■ **Rows from a dataset of charts and code**
┄┄┄┄┄┄

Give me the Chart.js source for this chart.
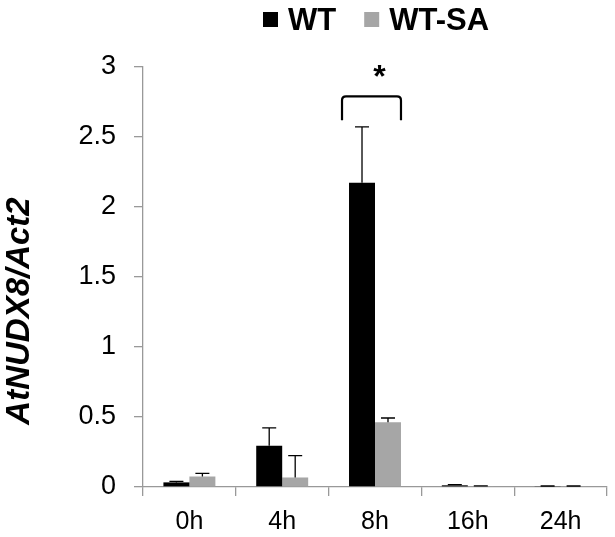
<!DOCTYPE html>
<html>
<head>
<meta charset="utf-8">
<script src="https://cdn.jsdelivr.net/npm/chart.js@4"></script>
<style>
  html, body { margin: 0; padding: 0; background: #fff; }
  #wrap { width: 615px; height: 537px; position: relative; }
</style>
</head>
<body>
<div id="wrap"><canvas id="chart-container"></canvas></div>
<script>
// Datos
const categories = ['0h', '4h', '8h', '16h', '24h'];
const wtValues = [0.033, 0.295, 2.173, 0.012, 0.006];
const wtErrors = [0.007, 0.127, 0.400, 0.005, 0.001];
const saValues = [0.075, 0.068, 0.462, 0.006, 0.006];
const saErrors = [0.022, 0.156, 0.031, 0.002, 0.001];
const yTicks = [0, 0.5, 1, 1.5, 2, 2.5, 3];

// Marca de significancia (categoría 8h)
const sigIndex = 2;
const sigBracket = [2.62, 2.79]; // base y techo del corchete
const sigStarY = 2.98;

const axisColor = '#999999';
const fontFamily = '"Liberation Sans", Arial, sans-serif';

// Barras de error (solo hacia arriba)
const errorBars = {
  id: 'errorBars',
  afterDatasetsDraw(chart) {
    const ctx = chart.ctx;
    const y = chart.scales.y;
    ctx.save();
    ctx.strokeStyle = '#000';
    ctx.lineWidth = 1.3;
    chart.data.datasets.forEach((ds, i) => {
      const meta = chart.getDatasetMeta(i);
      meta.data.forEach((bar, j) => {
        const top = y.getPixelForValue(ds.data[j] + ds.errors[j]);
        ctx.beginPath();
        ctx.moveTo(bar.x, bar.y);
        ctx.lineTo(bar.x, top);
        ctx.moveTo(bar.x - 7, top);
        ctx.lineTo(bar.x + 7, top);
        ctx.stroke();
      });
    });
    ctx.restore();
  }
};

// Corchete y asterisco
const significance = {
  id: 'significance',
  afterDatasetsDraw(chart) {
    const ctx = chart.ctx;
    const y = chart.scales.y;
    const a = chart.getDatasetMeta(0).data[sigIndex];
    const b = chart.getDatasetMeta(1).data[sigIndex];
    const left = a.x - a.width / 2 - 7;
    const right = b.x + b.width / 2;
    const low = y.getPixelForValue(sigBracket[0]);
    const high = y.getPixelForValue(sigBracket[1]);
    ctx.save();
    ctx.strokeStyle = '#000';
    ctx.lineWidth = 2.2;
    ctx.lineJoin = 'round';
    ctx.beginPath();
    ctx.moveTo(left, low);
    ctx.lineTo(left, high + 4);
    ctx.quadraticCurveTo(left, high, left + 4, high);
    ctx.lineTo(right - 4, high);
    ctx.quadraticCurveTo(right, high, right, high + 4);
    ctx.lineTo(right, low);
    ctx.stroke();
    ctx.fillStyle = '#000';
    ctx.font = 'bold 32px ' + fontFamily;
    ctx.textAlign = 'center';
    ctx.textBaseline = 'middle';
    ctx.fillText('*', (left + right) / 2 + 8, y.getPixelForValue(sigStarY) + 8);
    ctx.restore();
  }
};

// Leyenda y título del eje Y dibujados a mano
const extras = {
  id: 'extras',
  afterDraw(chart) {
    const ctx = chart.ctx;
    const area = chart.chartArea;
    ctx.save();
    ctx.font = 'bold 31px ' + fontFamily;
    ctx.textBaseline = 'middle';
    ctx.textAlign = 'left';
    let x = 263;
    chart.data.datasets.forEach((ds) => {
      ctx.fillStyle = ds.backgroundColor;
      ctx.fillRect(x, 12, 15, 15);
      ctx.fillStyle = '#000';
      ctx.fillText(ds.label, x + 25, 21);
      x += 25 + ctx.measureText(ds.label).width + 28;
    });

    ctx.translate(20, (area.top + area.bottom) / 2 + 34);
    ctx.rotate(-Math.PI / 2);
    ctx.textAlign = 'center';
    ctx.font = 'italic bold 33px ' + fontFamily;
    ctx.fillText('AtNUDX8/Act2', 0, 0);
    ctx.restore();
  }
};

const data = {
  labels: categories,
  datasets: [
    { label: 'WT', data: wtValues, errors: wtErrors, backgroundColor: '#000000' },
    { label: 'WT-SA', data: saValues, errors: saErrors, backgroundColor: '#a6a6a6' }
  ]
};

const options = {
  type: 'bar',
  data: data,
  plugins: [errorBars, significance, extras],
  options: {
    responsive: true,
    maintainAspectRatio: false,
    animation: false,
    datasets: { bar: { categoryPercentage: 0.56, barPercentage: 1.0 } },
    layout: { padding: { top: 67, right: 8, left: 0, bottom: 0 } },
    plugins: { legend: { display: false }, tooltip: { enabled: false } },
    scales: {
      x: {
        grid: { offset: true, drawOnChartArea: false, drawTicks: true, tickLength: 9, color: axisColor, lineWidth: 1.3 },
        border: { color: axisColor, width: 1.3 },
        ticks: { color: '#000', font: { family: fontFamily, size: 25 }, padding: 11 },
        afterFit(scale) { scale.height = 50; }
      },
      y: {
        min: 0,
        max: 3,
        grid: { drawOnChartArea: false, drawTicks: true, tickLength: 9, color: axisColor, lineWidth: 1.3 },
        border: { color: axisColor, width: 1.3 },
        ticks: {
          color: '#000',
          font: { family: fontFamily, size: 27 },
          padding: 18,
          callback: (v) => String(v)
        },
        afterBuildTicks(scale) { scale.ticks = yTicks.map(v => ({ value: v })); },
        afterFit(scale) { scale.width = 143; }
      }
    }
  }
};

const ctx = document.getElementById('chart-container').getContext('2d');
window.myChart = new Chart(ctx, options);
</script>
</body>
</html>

┄┄┄┄┄┄

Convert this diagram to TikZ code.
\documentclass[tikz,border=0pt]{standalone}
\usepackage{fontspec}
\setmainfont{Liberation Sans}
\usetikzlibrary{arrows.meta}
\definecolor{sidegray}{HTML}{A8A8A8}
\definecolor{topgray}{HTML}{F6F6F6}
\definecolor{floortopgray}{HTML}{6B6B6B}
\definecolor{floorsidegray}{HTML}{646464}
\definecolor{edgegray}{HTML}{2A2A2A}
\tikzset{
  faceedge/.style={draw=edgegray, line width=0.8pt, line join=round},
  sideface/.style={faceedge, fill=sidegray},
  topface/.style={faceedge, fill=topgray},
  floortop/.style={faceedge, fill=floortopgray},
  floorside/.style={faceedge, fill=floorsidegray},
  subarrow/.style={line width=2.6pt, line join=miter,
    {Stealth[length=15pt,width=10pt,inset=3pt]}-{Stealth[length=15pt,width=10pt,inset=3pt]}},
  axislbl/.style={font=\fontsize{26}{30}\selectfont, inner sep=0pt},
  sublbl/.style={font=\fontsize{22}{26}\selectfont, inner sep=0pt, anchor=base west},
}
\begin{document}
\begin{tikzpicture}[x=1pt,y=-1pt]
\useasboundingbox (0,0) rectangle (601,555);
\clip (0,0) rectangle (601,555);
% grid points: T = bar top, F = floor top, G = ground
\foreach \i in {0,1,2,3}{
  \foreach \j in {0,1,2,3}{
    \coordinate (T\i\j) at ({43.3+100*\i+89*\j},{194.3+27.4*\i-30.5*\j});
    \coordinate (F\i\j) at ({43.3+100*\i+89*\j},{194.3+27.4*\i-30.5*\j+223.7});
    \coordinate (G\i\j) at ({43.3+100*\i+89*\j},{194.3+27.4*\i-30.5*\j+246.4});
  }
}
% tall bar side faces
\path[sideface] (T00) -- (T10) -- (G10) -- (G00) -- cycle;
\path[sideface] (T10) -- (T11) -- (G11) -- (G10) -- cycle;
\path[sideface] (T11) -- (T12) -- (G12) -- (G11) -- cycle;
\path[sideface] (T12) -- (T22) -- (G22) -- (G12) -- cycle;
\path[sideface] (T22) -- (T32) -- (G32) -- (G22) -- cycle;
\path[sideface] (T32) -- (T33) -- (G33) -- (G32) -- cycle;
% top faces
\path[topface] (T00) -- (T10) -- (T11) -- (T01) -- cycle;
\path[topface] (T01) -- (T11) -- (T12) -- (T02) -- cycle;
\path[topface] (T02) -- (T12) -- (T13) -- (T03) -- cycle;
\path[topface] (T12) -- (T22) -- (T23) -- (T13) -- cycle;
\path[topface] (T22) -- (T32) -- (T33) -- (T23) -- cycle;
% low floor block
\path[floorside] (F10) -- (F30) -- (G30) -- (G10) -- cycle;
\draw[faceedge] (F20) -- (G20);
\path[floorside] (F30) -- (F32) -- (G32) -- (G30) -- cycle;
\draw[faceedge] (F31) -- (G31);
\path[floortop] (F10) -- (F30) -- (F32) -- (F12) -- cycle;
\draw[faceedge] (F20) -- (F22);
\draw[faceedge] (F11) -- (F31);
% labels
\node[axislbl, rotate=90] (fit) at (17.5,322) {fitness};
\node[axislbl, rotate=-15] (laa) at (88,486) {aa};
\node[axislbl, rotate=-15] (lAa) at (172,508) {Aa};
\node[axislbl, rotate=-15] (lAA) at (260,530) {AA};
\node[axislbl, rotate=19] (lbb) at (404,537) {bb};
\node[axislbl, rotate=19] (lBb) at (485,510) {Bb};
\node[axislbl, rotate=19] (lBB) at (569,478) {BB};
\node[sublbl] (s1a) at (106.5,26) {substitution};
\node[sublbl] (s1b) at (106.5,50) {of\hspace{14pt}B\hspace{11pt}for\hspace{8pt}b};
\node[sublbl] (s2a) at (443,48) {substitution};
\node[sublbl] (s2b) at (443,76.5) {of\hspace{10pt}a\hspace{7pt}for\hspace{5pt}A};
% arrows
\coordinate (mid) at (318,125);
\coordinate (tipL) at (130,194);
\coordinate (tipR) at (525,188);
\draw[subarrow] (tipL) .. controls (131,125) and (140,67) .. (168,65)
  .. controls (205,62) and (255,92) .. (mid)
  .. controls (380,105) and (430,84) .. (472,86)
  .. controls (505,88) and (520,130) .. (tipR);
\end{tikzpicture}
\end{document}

┄┄┄┄┄┄

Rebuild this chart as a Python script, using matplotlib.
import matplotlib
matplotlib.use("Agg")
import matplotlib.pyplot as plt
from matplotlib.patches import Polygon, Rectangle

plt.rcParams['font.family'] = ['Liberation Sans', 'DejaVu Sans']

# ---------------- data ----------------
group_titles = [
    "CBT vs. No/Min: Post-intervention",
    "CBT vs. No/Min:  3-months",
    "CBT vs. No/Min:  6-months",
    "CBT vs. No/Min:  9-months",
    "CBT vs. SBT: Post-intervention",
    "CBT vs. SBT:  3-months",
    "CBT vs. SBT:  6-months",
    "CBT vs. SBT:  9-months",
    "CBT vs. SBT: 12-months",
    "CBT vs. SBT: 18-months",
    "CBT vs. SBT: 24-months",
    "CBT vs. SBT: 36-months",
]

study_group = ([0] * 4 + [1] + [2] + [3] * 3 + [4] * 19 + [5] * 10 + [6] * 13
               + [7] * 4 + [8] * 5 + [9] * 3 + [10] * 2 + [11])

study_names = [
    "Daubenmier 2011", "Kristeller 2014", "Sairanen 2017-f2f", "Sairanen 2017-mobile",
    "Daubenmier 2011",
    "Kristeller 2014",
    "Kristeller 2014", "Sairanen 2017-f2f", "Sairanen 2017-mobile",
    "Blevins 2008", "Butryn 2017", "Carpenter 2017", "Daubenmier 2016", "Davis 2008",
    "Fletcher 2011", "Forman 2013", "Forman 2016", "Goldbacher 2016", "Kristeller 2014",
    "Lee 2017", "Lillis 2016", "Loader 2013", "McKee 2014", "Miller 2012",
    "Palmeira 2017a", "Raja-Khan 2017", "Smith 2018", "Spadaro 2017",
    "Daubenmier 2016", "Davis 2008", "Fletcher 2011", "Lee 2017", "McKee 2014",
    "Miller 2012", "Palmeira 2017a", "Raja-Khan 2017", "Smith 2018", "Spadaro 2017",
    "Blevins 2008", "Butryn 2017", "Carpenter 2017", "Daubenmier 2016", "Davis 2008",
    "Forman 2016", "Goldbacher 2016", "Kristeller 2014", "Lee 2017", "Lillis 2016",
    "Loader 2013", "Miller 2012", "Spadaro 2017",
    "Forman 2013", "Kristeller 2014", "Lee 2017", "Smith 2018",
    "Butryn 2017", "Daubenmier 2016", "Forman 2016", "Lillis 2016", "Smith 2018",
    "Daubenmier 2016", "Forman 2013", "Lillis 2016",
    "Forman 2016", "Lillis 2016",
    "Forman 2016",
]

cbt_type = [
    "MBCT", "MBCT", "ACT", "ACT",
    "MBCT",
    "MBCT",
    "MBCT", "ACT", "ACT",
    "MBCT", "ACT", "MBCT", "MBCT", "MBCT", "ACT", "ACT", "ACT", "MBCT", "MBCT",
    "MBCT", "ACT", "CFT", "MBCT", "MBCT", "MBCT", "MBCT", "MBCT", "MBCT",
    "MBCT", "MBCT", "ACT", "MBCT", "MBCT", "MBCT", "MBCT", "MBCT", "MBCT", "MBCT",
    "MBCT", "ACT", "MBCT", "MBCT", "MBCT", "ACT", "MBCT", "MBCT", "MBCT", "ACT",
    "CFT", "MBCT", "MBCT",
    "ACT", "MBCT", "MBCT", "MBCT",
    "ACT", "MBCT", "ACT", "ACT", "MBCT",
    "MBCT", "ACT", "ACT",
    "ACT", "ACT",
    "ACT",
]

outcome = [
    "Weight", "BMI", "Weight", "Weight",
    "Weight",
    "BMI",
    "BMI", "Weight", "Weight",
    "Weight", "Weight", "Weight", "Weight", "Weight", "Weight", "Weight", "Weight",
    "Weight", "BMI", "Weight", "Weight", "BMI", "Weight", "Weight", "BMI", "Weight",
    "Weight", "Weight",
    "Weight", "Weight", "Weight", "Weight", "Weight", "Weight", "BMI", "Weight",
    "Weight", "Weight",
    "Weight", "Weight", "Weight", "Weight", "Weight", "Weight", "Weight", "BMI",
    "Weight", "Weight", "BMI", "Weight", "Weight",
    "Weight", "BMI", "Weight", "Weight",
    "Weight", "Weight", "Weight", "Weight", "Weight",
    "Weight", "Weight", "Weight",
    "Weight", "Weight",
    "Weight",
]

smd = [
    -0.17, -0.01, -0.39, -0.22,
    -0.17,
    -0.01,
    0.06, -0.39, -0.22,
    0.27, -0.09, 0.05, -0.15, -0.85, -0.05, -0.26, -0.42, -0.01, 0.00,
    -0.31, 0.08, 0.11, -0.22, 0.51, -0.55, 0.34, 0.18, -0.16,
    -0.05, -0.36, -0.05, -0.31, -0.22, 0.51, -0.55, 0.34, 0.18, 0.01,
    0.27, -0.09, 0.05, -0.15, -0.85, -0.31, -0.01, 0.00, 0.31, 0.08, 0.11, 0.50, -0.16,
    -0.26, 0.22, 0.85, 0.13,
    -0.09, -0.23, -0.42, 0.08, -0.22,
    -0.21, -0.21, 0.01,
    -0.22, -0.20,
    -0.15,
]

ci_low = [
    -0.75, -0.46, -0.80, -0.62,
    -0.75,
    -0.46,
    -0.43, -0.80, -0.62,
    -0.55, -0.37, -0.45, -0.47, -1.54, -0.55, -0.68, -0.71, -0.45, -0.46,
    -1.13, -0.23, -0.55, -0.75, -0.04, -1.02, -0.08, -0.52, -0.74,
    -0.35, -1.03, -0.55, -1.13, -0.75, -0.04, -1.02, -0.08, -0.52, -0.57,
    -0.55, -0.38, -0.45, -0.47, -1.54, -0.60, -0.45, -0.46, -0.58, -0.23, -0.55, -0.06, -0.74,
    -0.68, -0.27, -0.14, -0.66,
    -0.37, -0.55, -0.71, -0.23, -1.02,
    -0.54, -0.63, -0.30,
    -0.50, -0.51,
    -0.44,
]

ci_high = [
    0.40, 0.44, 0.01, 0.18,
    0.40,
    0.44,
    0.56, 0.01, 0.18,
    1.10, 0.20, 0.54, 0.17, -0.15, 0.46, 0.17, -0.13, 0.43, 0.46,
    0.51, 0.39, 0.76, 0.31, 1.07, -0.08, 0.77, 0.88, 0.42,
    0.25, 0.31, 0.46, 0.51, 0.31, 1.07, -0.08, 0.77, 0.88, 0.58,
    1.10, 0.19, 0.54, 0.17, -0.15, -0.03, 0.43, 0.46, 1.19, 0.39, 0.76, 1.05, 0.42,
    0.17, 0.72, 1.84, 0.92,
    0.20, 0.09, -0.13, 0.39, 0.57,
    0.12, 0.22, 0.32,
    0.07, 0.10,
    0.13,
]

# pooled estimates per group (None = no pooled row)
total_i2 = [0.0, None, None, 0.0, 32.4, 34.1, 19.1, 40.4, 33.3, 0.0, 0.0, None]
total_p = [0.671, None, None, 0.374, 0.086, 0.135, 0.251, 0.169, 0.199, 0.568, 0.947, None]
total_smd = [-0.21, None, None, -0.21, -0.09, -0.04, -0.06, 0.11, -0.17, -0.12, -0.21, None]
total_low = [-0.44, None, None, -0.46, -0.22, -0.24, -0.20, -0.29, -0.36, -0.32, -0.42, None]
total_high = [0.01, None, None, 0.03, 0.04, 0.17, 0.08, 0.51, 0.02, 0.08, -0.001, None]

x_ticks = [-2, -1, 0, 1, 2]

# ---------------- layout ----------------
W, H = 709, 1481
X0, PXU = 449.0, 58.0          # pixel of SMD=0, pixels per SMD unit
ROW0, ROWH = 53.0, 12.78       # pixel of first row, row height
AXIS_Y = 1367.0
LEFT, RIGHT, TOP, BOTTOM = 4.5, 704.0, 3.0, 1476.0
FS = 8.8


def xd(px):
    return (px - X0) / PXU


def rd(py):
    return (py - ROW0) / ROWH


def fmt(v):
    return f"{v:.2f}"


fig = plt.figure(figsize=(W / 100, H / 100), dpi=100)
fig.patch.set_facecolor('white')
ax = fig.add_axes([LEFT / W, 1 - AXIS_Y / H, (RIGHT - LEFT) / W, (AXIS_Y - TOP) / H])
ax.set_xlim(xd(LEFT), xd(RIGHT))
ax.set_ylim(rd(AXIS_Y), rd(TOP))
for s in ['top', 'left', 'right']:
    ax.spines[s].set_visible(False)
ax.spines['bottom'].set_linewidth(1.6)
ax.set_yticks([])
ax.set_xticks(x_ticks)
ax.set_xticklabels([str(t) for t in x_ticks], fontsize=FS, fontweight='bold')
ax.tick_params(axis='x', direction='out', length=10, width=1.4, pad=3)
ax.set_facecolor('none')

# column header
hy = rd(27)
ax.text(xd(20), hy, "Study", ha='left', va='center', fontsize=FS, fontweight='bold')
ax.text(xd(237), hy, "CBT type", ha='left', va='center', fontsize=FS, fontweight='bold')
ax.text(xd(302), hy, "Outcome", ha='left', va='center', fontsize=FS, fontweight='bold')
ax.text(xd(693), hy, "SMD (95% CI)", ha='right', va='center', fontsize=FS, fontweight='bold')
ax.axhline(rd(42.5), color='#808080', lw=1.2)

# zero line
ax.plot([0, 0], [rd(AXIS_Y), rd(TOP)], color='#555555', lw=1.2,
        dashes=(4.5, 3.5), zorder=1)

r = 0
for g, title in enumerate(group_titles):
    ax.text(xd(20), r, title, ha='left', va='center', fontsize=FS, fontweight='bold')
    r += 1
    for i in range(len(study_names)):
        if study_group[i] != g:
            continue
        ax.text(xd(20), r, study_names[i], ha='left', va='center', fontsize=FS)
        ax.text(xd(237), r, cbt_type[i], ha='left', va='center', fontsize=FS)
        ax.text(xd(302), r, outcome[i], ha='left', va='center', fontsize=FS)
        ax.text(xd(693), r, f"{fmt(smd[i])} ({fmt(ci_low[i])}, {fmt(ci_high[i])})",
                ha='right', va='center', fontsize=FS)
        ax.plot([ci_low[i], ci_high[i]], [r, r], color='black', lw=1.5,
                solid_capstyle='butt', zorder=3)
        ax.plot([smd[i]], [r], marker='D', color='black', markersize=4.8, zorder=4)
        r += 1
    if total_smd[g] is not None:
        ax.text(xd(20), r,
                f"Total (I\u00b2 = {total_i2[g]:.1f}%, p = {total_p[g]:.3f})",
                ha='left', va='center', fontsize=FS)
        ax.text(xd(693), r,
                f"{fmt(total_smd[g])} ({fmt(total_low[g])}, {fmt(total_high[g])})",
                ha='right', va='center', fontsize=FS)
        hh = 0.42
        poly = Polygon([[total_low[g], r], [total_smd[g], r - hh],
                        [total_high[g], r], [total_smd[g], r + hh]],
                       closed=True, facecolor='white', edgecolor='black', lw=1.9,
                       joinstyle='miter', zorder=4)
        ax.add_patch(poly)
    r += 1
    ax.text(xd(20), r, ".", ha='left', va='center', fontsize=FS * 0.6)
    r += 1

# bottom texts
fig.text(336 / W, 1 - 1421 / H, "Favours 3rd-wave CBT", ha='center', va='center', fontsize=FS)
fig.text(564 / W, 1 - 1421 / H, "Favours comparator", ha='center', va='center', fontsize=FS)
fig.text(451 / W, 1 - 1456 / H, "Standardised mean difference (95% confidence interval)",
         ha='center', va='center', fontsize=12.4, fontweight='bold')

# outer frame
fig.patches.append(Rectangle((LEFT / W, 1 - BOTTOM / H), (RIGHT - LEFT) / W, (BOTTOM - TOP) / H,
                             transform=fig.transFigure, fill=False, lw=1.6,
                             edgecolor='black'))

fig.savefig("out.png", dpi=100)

┄┄┄┄┄┄

■ **Your objective**
Exactly reproduce the lines from the line holding "Give me the Chart.js source for this chart." through the line holding "const sigStarY = 2.98;", and only those; pictures are to be left out.

■ **Exercise answer**
Give me the Chart.js source for this chart.
<!DOCTYPE html>
<html>
<head>
<meta charset="utf-8">
<script src="https://cdn.jsdelivr.net/npm/chart.js@4"></script>
<style>
  html, body { margin: 0; padding: 0; background: #fff; }
  #wrap { width: 615px; height: 537px; position: relative; }
</style>
</head>
<body>
<div id="wrap"><canvas id="chart-container"></canvas></div>
<script>
// Datos
const categories = ['0h', '4h', '8h', '16h', '24h'];
const wtValues = [0.033, 0.295, 2.173, 0.012, 0.006];
const wtErrors = [0.007, 0.127, 0.400, 0.005, 0.001];
const saValues = [0.075, 0.068, 0.462, 0.006, 0.006];
const saErrors = [0.022, 0.156, 0.031, 0.002, 0.001];
const yTicks = [0, 0.5, 1, 1.5, 2, 2.5, 3];

// Marca de significancia (categoría 8h)
const sigIndex = 2;
const sigBracket = [2.62, 2.79]; // base y techo del corchete
const sigStarY = 2.98;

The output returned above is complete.